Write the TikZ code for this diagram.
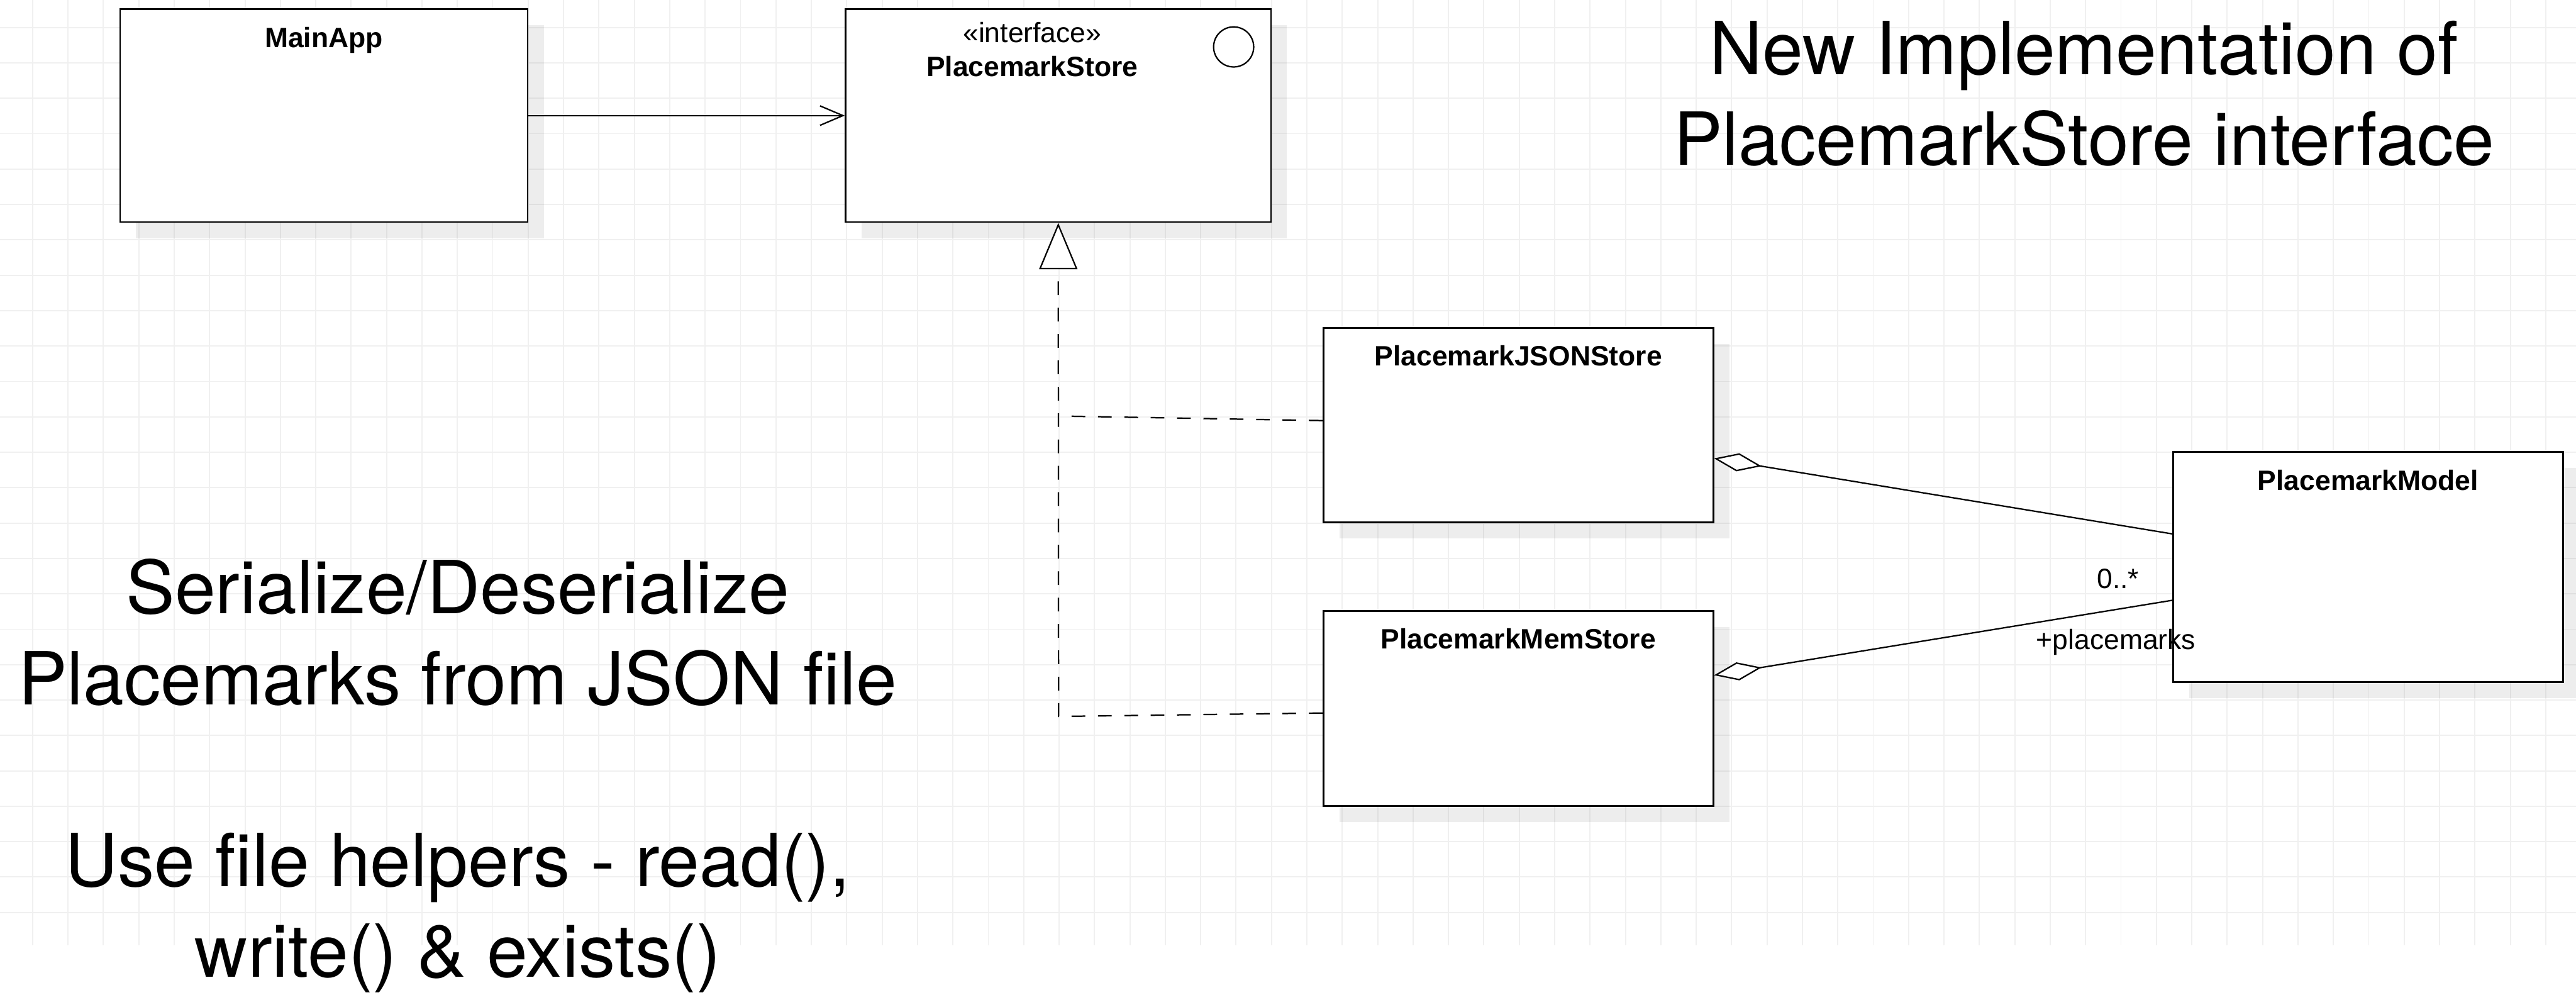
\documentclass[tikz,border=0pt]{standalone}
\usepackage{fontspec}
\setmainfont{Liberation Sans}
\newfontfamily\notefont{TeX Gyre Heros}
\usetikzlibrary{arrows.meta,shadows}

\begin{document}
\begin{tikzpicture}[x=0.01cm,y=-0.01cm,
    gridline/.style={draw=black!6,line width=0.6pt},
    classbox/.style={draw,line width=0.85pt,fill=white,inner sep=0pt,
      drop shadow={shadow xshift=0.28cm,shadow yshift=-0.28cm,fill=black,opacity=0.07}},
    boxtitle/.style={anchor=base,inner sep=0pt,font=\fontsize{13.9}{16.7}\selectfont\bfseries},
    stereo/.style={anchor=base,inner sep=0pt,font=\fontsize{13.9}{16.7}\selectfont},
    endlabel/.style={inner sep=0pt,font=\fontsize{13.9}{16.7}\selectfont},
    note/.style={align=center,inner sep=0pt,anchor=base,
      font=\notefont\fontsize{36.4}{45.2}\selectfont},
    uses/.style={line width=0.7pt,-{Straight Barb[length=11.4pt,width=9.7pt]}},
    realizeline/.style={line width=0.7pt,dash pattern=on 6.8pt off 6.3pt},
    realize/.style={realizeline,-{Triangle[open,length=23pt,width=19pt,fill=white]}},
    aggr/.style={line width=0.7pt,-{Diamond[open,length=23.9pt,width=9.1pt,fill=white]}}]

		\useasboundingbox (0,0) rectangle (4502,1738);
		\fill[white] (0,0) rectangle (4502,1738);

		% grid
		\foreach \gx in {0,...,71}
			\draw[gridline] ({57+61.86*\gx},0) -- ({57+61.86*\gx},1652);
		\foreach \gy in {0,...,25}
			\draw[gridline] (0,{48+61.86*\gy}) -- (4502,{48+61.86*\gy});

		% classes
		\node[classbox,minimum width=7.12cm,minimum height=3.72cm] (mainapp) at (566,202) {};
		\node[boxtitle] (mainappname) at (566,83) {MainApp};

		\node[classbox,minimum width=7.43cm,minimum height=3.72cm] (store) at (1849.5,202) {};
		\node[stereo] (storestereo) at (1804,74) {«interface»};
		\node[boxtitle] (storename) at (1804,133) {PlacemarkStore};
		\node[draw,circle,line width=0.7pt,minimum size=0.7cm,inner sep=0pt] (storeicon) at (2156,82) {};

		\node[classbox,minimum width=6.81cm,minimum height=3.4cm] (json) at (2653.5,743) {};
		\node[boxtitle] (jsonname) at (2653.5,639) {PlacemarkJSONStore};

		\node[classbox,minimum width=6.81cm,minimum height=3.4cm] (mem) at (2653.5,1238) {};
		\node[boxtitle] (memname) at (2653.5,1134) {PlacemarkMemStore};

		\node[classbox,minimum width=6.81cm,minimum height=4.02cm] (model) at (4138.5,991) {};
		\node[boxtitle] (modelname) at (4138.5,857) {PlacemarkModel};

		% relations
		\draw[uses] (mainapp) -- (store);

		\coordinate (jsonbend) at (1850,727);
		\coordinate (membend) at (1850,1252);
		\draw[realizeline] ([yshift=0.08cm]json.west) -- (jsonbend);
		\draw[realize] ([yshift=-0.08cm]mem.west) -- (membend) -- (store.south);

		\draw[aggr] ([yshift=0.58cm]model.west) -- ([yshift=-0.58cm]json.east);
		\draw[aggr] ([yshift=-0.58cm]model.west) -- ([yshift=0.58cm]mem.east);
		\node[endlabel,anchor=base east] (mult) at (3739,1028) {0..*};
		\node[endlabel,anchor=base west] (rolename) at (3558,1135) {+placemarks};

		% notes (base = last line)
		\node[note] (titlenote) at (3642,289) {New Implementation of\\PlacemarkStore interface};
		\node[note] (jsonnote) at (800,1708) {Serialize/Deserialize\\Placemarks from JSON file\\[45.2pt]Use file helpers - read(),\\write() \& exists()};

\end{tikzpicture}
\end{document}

_What this task involves_
Write the material out again exactly as it appears, dropping the pictures.

_Worked solution_
Write the TikZ code for this diagram.
\documentclass[tikz,border=0pt]{standalone}
\usepackage{fontspec}
\setmainfont{Liberation Sans}
\newfontfamily\notefont{TeX Gyre Heros}
\usetikzlibrary{arrows.meta,shadows}

\begin{document}
\begin{tikzpicture}[x=0.01cm,y=-0.01cm,
    gridline/.style={draw=black!6,line width=0.6pt},
    classbox/.style={draw,line width=0.85pt,fill=white,inner sep=0pt,
      drop shadow={shadow xshift=0.28cm,shadow yshift=-0.28cm,fill=black,opacity=0.07}},
    boxtitle/.style={anchor=base,inner sep=0pt,font=\fontsize{13.9}{16.7}\selectfont\bfseries},
    stereo/.style={anchor=base,inner sep=0pt,font=\fontsize{13.9}{16.7}\selectfont},
    endlabel/.style={inner sep=0pt,font=\fontsize{13.9}{16.7}\selectfont},
    note/.style={align=center,inner sep=0pt,anchor=base,
      font=\notefont\fontsize{36.4}{45.2}\selectfont},
    uses/.style={line width=0.7pt,-{Straight Barb[length=11.4pt,width=9.7pt]}},
    realizeline/.style={line width=0.7pt,dash pattern=on 6.8pt off 6.3pt},
    realize/.style={realizeline,-{Triangle[open,length=23pt,width=19pt,fill=white]}},
    aggr/.style={line width=0.7pt,-{Diamond[open,length=23.9pt,width=9.1pt,fill=white]}}]

		\useasboundingbox (0,0) rectangle (4502,1738);
		\fill[white] (0,0) rectangle (4502,1738);

		% grid
		\foreach \gx in {0,...,71}
			\draw[gridline] ({57+61.86*\gx},0) -- ({57+61.86*\gx},1652);
		\foreach \gy in {0,...,25}
			\draw[gridline] (0,{48+61.86*\gy}) -- (4502,{48+61.86*\gy});

		% classes
		\node[classbox,minimum width=7.12cm,minimum height=3.72cm] (mainapp) at (566,202) {};
		\node[boxtitle] (mainappname) at (566,83) {MainApp};

		\node[classbox,minimum width=7.43cm,minimum height=3.72cm] (store) at (1849.5,202) {};
		\node[stereo] (storestereo) at (1804,74) {«interface»};
		\node[boxtitle] (storename) at (1804,133) {PlacemarkStore};
		\node[draw,circle,line width=0.7pt,minimum size=0.7cm,inner sep=0pt] (storeicon) at (2156,82) {};

		\node[classbox,minimum width=6.81cm,minimum height=3.4cm] (json) at (2653.5,743) {};
		\node[boxtitle] (jsonname) at (2653.5,639) {PlacemarkJSONStore};

		\node[classbox,minimum width=6.81cm,minimum height=3.4cm] (mem) at (2653.5,1238) {};
		\node[boxtitle] (memname) at (2653.5,1134) {PlacemarkMemStore};

		\node[classbox,minimum width=6.81cm,minimum height=4.02cm] (model) at (4138.5,991) {};
		\node[boxtitle] (modelname) at (4138.5,857) {PlacemarkModel};

		% relations
		\draw[uses] (mainapp) -- (store);

		\coordinate (jsonbend) at (1850,727);
		\coordinate (membend) at (1850,1252);
		\draw[realizeline] ([yshift=0.08cm]json.west) -- (jsonbend);
		\draw[realize] ([yshift=-0.08cm]mem.west) -- (membend) -- (store.south);

		\draw[aggr] ([yshift=0.58cm]model.west) -- ([yshift=-0.58cm]json.east);
		\draw[aggr] ([yshift=-0.58cm]model.west) -- ([yshift=0.58cm]mem.east);
		\node[endlabel,anchor=base east] (mult) at (3739,1028) {0..*};
		\node[endlabel,anchor=base west] (rolename) at (3558,1135) {+placemarks};

		% notes (base = last line)
		\node[note] (titlenote) at (3642,289) {New Implementation of\\PlacemarkStore interface};
		\node[note] (jsonnote) at (800,1708) {Serialize/Deserialize\\Placemarks from JSON file\\[45.2pt]Use file helpers - read(),\\write() \& exists()};

\end{tikzpicture}
\end{document}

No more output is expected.